Mais les accusations ne s'arrêtent pas là. Dans son rapport, la DLSE n'hésite pas à mettre en cause la représentation juridique des plaignants, qui aurait commis de nombreuses irrégularités. Selon l'autorité, le cabinet Rosen & Saba n'aurait pas fait preuve de la « diligence nécessaire » lors des négociations, une formule qui rassemble les obligations légales de vigilance et d'information pour les avocats. Rosen & Saba auraient par conséquent avantagé Riot Games au dépens de ses clients, selon la DLSE.
Pire, les conclusions des régulateurs ont jeté un soupçon de collusion autour de l'arbitrage de cette affaire. L'agence met en cause la possible existence d'accords parallèles entre Riot Games et Rosen & Saba, aux dépends des plaignants. La DLSE pointe à ce titre le manque d'expérience du cabinet Rosen & Saba, et va jusqu'à évoquer des irrégularités au cours de la procédure. En réponse à ces allégations, les avocats ont vivement nié toute collusion dans leur démarche de conciliation.
Selon des documents juridiques transmis à la Cour, Riot Games indique que « l'accusation du DFEH selon laquelle Riot Games et les plaignants se sont entendus pour régler rapidement cette affaire en médiation est une erreur de caractérisation flagrante ».
« Nous avons travaillé dur avec l'avocat représentant des parties pour parvenir à négocier un accord qui, collectivement, est juste pour tout le monde », a réagi Joe Hixson dans les colonnes du Los Angeles Times. « Maintenant, la DLSE tente de perturber cet accord dans un dossier rempli d'inexactitudes et de fausses allégations », affirme le porte-parole de l'éditeur.
Les rapports de la DFEH et de la DLSE ont conduit les plaignantes à changer leur fusil d'épaule.

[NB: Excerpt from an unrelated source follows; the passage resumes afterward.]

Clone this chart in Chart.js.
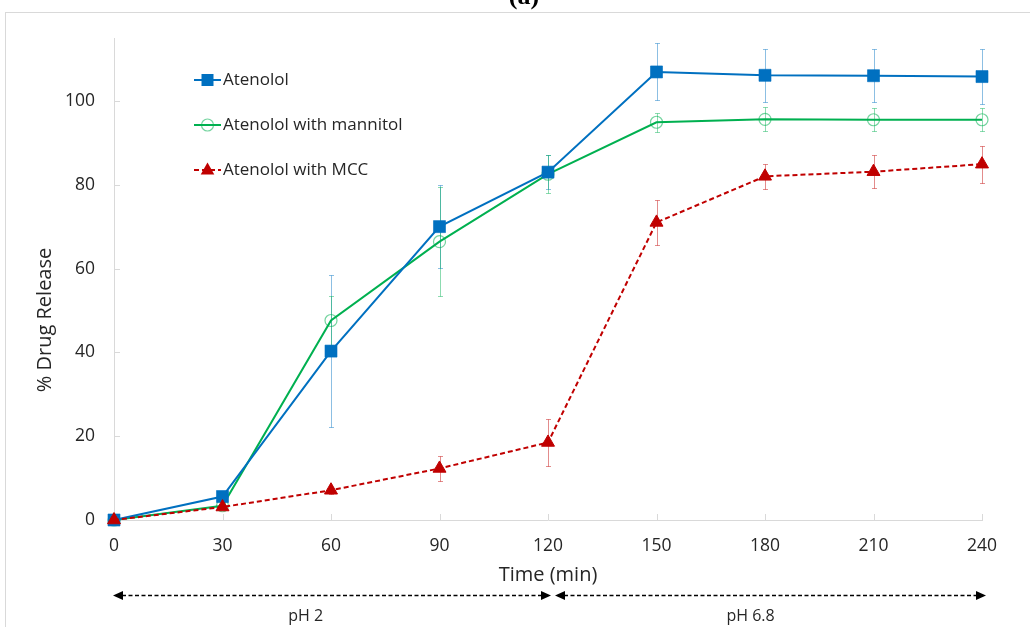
<!DOCTYPE html>
<html>
<head>
<meta charset="utf-8">
<script src="https://cdn.jsdelivr.net/npm/chart.js@4/dist/chart.umd.min.js"></script>
<style>
  html, body { margin: 0; padding: 0; background: #fff; }
</style>
</head>
<body>
<canvas id="grafico" width="1030" height="627"></canvas>
<script>
// datos
const tiempos = [0, 30, 60, 90, 120, 150, 180, 210, 240];
const atenolol = [0, 5.6, 40.3, 70.0, 83.0, 106.9, 106.1, 106.0, 105.8];
const atenololSd = [0.3, 0.8, 18.2, 9.9, 4.0, 6.8, 6.3, 6.3, 6.6];
const manitol = [0, 3.4, 47.6, 66.4, 82.5, 94.9, 95.6, 95.5, 95.5];
const manitolSd = [0.2, 0.6, 5.8, 13.0, 4.6, 2.3, 2.9, 2.7, 2.7];
const mcc = [0, 3.1, 7.1, 12.3, 18.5, 71.0, 82.0, 83.1, 84.9];
const mccSd = [0.2, 0.4, 0.8, 3.0, 5.5, 5.3, 3.0, 4.0, 4.4];
const nombres = ['Atenolol', 'Atenolol with mannitol', 'Atenolol with MCC'];
const ticksY = [0, 20, 40, 60, 80, 100];
const tituloY = '% Drug Release';
const fases = ['pH 2', 'pH 6.8'];
const limitesFases = [0, 120, 240];
const posTextoFases = [53, 176];

const fuente = '"Open Sans", Lato, sans-serif';

function puntos(valores) {
    return tiempos.map((t, i) => ({ x: t, y: valores[i] }));
}

Chart.defaults.font.family = fuente;
Chart.defaults.color = '#262626';

// marcador para la leyenda
function marcador(ctx, tipo, x, y) {
    ctx.beginPath();
    if (tipo === 'rect') {
        ctx.rect(x - 6, y - 6, 12, 12);
        ctx.fill();
    } else if (tipo === 'circle') {
        ctx.arc(x, y, 6, 0, Math.PI * 2);
        ctx.stroke();
    } else {
        ctx.moveTo(x, y - 7.5);
        ctx.lineTo(x + 6.8, y + 4.5);
        ctx.lineTo(x - 6.8, y + 4.5);
        ctx.closePath();
        ctx.fill();
    }
}

const marco = {
    id: 'marco',
    beforeDraw(chart) {
        const ctx = chart.ctx;
        ctx.save();
        ctx.fillStyle = '#fff';
        ctx.fillRect(0, 0, chart.width, chart.height);
        ctx.strokeStyle = '#d9d9d9';
        ctx.lineWidth = 1;
        ctx.strokeRect(5.5, 12.5, 1040, 700);
        // titulo (a), cortado arriba
        ctx.fillStyle = '#000';
        ctx.font = 'bold 26px "Liberation Serif", serif';
        ctx.textAlign = 'center';
        ctx.textBaseline = 'alphabetic';
        ctx.fillText('(a)', 524, 4);
        // titulo del eje y
        ctx.save();
        ctx.translate(45, 320);
        ctx.rotate(-Math.PI / 2);
        ctx.fillStyle = '#262626';
        ctx.font = '20px ' + fuente;
        ctx.textAlign = 'center';
        ctx.textBaseline = 'middle';
        ctx.fillText(tituloY, 0, 0);
        ctx.restore();
        ctx.restore();
    }
};

const barrasError = {
    id: 'barrasError',
    beforeDatasetsDraw(chart) {
        const { ctx, scales: { x, y } } = chart;
        ctx.save();
        // marcas de los ejes hacia dentro
        ctx.strokeStyle = '#d9d9d9';
        ctx.lineWidth = 1;
        x.ticks.forEach(t => {
            const px = Math.round(x.getPixelForValue(t.value)) + 0.5;
            ctx.beginPath();
            ctx.moveTo(px, y.bottom);
            ctx.lineTo(px, y.bottom - 6);
            ctx.stroke();
        });
        y.ticks.forEach(t => {
            const py = Math.round(y.getPixelForValue(t.value)) + 0.5;
            ctx.beginPath();
            ctx.moveTo(x.left, py);
            ctx.lineTo(x.left + 6, py);
            ctx.stroke();
        });

        chart.data.datasets.forEach(ds => {
            ctx.strokeStyle = ds.colorError;
            ds.data.forEach((p, j) => {
                const sd = ds.desviacion[j];
                const px = Math.round(x.getPixelForValue(p.x)) + 0.5;
                const top = Math.round(y.getPixelForValue(p.y + sd)) + 0.5;
                const bot = Math.round(y.getPixelForValue(p.y - sd)) + 0.5;
                ctx.beginPath();
                ctx.moveTo(px, top);
                ctx.lineTo(px, bot);
                ctx.moveTo(px - 2.5, top);
                ctx.lineTo(px + 2.5, top);
                ctx.moveTo(px - 2.5, bot);
                ctx.lineTo(px + 2.5, bot);
                ctx.stroke();
            });
        });
        ctx.restore();
    }
};

const leyenda = {
    id: 'leyenda',
    afterDraw(chart) {
        const ctx = chart.ctx;
        ctx.save();
        chart.data.datasets.forEach((ds, i) => {
            const yy = 80 + i * 45;
            ctx.strokeStyle = ds.borderColor;
            ctx.lineWidth = 2;
            ctx.setLineDash(ds.borderDash || []);
            ctx.beginPath();
            ctx.moveTo(194, yy);
            ctx.lineTo(221, yy);
            ctx.stroke();
            ctx.setLineDash([]);
            ctx.fillStyle = ds.pointBackgroundColor;
            ctx.strokeStyle = ds.pointBorderColor;
            ctx.lineWidth = 1.2;
            marcador(ctx, ds.pointStyle, 207.5, yy);
            ctx.fillStyle = '#262626';
            ctx.font = '17px ' + fuente;
            ctx.textAlign = 'left';
            ctx.textBaseline = 'middle';
            ctx.fillText(ds.label, 223, yy);
        });
        ctx.restore();
    }
};

const flechas = {
    id: 'flechas',
    afterDraw(chart) {
        const { ctx, scales: { x } } = chart;
        const yy = 595.5;
        ctx.save();
        ctx.strokeStyle = '#000';
        ctx.fillStyle = '#000';
        ctx.lineWidth = 1.7;
        for (let i = 0; i < fases.length; i++) {
            const a = x.getPixelForValue(limitesFases[i]) + (i === 0 ? -1 : 7);
            const b = x.getPixelForValue(limitesFases[i + 1]) + (i === 0 ? 3 : 4);
            ctx.setLineDash([4, 2.5]);
            ctx.beginPath();
            ctx.moveTo(a + 9, yy);
            ctx.lineTo(b - 9, yy);
            ctx.stroke();
            ctx.setLineDash([]);
            ctx.beginPath();
            ctx.moveTo(a, yy);
            ctx.lineTo(a + 10, yy - 4.5);
            ctx.lineTo(a + 10, yy + 4.5);
            ctx.closePath();
            ctx.fill();
            ctx.beginPath();
            ctx.moveTo(b, yy);
            ctx.lineTo(b - 10, yy - 4.5);
            ctx.lineTo(b - 10, yy + 4.5);
            ctx.closePath();
            ctx.fill();

            ctx.font = '16px ' + fuente;
            ctx.textAlign = 'center';
            ctx.textBaseline = 'middle';
            ctx.fillStyle = '#262626';
            ctx.fillText(fases[i], x.getPixelForValue(posTextoFases[i]), 616);
            ctx.fillStyle = '#000';
        }
        ctx.restore();
    }
};

const ctx = document.getElementById('grafico').getContext('2d');
new Chart(ctx, {
    type: 'line',
    data: {
        datasets: [{
            label: nombres[0],
            data: puntos(atenolol),
            desviacion: atenololSd,
            colorError: 'rgba(0,112,192,0.45)',
            borderColor: '#0070C0',
            borderWidth: 2,
            pointStyle: 'rect',
            pointRadius: 8.5,
            pointBackgroundColor: '#0070C0',
            pointBorderColor: 'rgba(0,112,192,0.6)',
            pointBorderWidth: 1,
            clip: false,
            order: 1
        }, {
            label: nombres[1],
            data: puntos(manitol),
            desviacion: manitolSd,
            colorError: 'rgba(0,176,80,0.45)',
            borderColor: '#00B050',
            borderWidth: 2,
            pointStyle: 'circle',
            pointRadius: 6,
            pointBackgroundColor: 'rgba(255,255,255,0)',
            pointBorderColor: 'rgba(0,176,80,0.55)',
            pointBorderWidth: 1.2,
            clip: false,
            order: 2
        }, {
            label: nombres[2],
            data: puntos(mcc),
            desviacion: mccSd,
            colorError: 'rgba(192,0,0,0.45)',
            borderColor: '#C00000',
            borderWidth: 2,
            borderDash: [5, 3],
            pointStyle: 'triangle',
            pointRadius: 7.5,
            pointBackgroundColor: '#C00000',
            pointBorderColor: '#C00000',
            pointBorderWidth: 1,
            clip: false,
            order: 0
        }]
    },
    options: {
        responsive: false,
        animation: false,
        layout: { padding: { left: 0, top: 38, right: 48, bottom: 37 } },
        plugins: { legend: { display: false }, tooltip: { enabled: false } },
        scales: {
            x: {
                type: 'linear',
                min: 0,
                max: 240,
                ticks: { stepSize: 30, padding: 16, font: { size: 17.5 }, color: '#262626', maxRotation: 0 },
                grid: { display: false, drawTicks: false },
                border: { display: true, color: '#d9d9d9' },
                title: { display: true, text: 'Time (min)', font: { size: 20 }, color: '#262626', padding: { top: 0, bottom: 3 } },
                afterFit(scale) { scale.height = 70; }
            },
            y: {
                min: 0,
                max: 115,
                afterBuildTicks(scale) { scale.ticks = ticksY.map(v => ({ value: v })); },
                ticks: { padding: 19, font: { size: 17.5 }, color: '#262626' },
                grid: { display: false, drawTicks: false },
                border: { display: true, color: '#d9d9d9' },
                title: { display: false },
                afterFit(scale) { scale.width = 114; }
            }
        }
    },
    plugins: [marco, barrasError, leyenda, flechas]
});
</script>
</body>
</html>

Le collectif est désormais représenté par l'avocate Genie Harrisson, connue pour avoir soutenu des plaintes contre la société d'Harvey Weinstein. « Ces femmes courageuses se sont prononcées contre l'inégalité des sexes et le sexisme, et je veux m'assurer qu'elles soient équitablement rémunérées », a tout de suite prévenu l'avocate.
Un an jour pour jour après son enquête qui avait mis en lumière une "bro culture" endémique dans les bureaux de Riot Games, Kotaku publiait un article intitulé "Riot Employees Say Company Has Made Real Progress Fixing Its Sexism Issues,", qui faisait le constat de réels progrès de la part de la firme dans sa lutte contre le sexisme au travail.